Global business groups urge China to suspend bank IT rules

WASHINGTON (Reuters) - Business associations from the United States, Japan and Europe told Chinese officials on Monday they still have “strong concerns” about bank information technology rules and urged Beijing to formally suspend them.

A map of China is seen through a magnifying glass on a computer screen showing binary digits in Singapore in this January 2, 2014 photo illustration. REUTERS/Edgar Su

The joint letter, from 31 trade associations, increases pressure over rules pushing China’s state-owned banks to buy technology from domestic vendors, which the U.S. trade office has said could breach China’s international trade commitments.

The “buy domestic” rule is one of several recent moves by China that have antagonized the U.S. and its top technology companies, including a draft anti-terrorism law assailed by President Barack Obama last month.

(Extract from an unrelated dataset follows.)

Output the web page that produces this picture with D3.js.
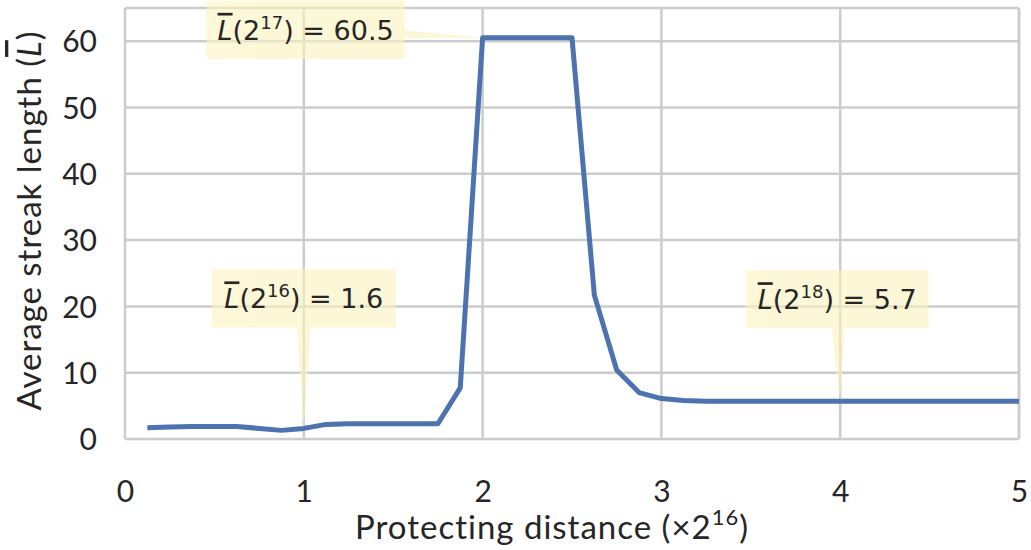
<!DOCTYPE html>
<html>
<head>
    <title>Average streak length</title>
    <script src="https://d3js.org/d3.v7.min.js"></script>
    <style>
        body { margin: 0; background-color: #FFFFFF; }
        text { font-family: Lato, "Open Sans", sans-serif; fill: #262626; }
        .grid line { stroke: #cccccc; stroke-width: 2.5px; }
        .line { fill: none; stroke: #4c72b0; stroke-width: 5px; stroke-linejoin: round; }
    </style>
</head>
<body>
<div id="chart"></div>
<script>
    // Data
    var distance = [0.125, 0.25, 0.375, 0.5, 0.625, 0.75, 0.875, 1.0,
                    1.125, 1.25, 1.375, 1.5, 1.625, 1.75, 1.875, 2.0,
                    2.125, 2.25, 2.375, 2.5, 2.625, 2.75, 2.875, 3.0,
                    3.125, 3.25, 3.375, 3.5, 3.625, 3.75, 3.875, 4.0,
                    4.125, 4.25, 4.375, 4.5, 4.625, 4.75, 4.875, 5.0];
    var streak = [1.7, 1.8, 1.9, 1.9, 1.9, 1.6, 1.3, 1.6,
                  2.2, 2.3, 2.3, 2.3, 2.3, 2.3, 7.7, 60.5,
                  60.5, 60.5, 60.5, 60.5, 21.7, 10.4, 7.0, 6.1,
                  5.8, 5.7, 5.7, 5.7, 5.7, 5.7, 5.7, 5.7,
                  5.7, 5.7, 5.7, 5.7, 5.7, 5.7, 5.7, 5.7];
    var xTicks = [0, 1, 2, 3, 4, 5];
    var yTicks = [0, 10, 20, 30, 40, 50, 60];

    // annotations: point, exponent, value label
    var noteX = [1, 2, 4];
    var noteY = [1.6, 60.5, 5.7];
    var noteExp = ["16", "17", "18"];
    var noteVal = ["1.6", "60.5", "5.7"];

    var margin = { top: 8, right: 12, bottom: 111, left: 125 };
    var width = 1031 - margin.left - margin.right;
    var height = 550 - margin.top - margin.bottom;

    var svg = d3.select("#chart")
        .append("svg")
        .attr("width", 1031)
        .attr("height", 550)
        .append("g")
        .attr("transform", "translate(" + margin.left + "," + margin.top + ")");

    var x = d3.scaleLinear().domain([0, 5]).range([0, width]);
    var y = d3.scaleLinear().domain([0, 65]).range([height, 0]);

    // Grid
    var grid = svg.append("g").attr("class", "grid");
    grid.selectAll(".gx").data(xTicks).enter().append("line")
        .attr("x1", d => x(d)).attr("x2", d => x(d))
        .attr("y1", 0).attr("y2", height);
    grid.selectAll(".gy").data(yTicks).enter().append("line")
        .attr("x1", 0).attr("x2", width)
        .attr("y1", d => y(d)).attr("y2", d => y(d));
    grid.append("line").attr("x1", 0).attr("x2", width).attr("y1", 0).attr("y2", 0);
    grid.append("line").attr("x1", width).attr("x2", width).attr("y1", 0).attr("y2", height);

    // Axes (labels only)
    var xAxis = svg.append("g")
        .attr("transform", "translate(0," + height + ")")
        .call(d3.axisBottom(x).tickValues(xTicks).tickFormat(d3.format("d")).tickSize(0).tickPadding(42));
    var yAxis = svg.append("g")
        .call(d3.axisLeft(y).tickValues(yTicks).tickSize(0).tickPadding(28));
    [xAxis, yAxis].forEach(function (a) {
        a.select(".domain").remove();
        a.selectAll("text").style("font-size", "30px").style("fill", "#262626")
            .style("font-family", "Lato, sans-serif");
    });
    yAxis.selectAll("text").attr("dy", "0.36em");

    // Line
    var pts = distance.map(function (d, i) { return [d, streak[i]]; });
    svg.append("path")
        .datum(pts)
        .attr("class", "line")
        .attr("d", d3.line().x(d => x(d[0])).y(d => y(d[1])));

    // Annotation boxes with wedge pointers
    var boxW = [184, 198, 183], boxH = 58;
    var offs = [[0, -130], [-177, -8], [-3, -102]];
    noteX.forEach(function (nx, i) {
        var tx = x(nx), ty = y(noteY[i]);
        var cx = tx + offs[i][0], cy = ty + offs[i][1];
        var g = svg.append("g").attr("opacity", 0.6);
        // wedge from box centre to the point
        var dx = tx - cx, dy = ty - cy, len = Math.sqrt(dx * dx + dy * dy);
        var nxv = -dy / len * 9, nyv = dx / len * 9;
        g.append("path")
            .attr("d", "M" + (cx + nxv) + "," + (cy + nyv) + "L" + tx + "," + ty +
                "L" + (cx - nxv) + "," + (cy - nyv) + "Z")
            .attr("fill", "#fbf3bd");
        g.append("rect")
            .attr("x", cx - boxW[i] / 2).attr("y", cy - boxH / 2)
            .attr("width", boxW[i]).attr("height", boxH)
            .attr("fill", "#fbf3bd");
        var t = svg.append("text")
            .attr("x", cx).attr("y", cy + 10)
            .attr("text-anchor", "middle")
            .style("font-size", "27px")
            .style("font-family", "'DejaVu Sans', sans-serif");
        t.append("tspan").attr("font-style", "italic").attr("text-decoration", "overline").text("L");
        t.append("tspan").text("(2");
        t.append("tspan").attr("dy", -11).style("font-size", "18px").text(noteExp[i]);
        t.append("tspan").attr("dy", 11).text(") = " + noteVal[i]);
    });

    // Axis titles
    svg.append("text")
        .attr("x", width / 2 - 20)
        .attr("y", height + 100)
        .attr("text-anchor", "middle")
        .style("font-size", "33px")
        .style("letter-spacing", "1px")
        .call(function (t) {
            t.append("tspan").text("Protecting distance (\u00d72");
            t.append("tspan").attr("dy", -14).style("font-size", "22px").text("16");
            t.append("tspan").attr("dy", 14).text(")");
        });

    svg.append("text")
        .attr("transform", "rotate(-90)")
        .attr("x", -height / 2 + 3)
        .attr("y", -margin.left + 41)
        .attr("text-anchor", "middle")
        .style("font-size", "33px")
        .style("letter-spacing", "1px")
        .call(function (t) {
            t.append("tspan").text("Average streak length (");
            t.append("tspan").attr("font-style", "italic").attr("text-decoration", "overline").text("L");
            t.append("tspan").text(")");
        });
</script>
</body>
</html>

The groups, including the U.S. Chamber of Commerce, the European Services Forum and the Japan Chamber of Commerce and Industry, said the rules and other policies discriminate against foreign providers of internet and information and communications technology (ICT) products, solutions and services.

A senior U.S. Treasury official said on March 30 China had agreed to suspend implementation of the rules, but the groups - which include organizations representing companies like Systems, Apple Inc, International Business Machines Corp, Microsoft Corp, Oracle Corp, and Google Inc - said banks were continuing to implement the rules.

“We therefore urge the Chinese leadership to officially suspend implementation of the guidelines through a written public notice, publicize them as a proposal, and initiate a formal public consultation consistent with China’s international obligations,” said the letter, to the Chinese Communist Party Central Leading Group for Cyberspace Affairs.

The groups said they were also concerned about similar initiatives in the telecommunications sector and a broad review of cyber security, asking that companies and foreign governments be consulted.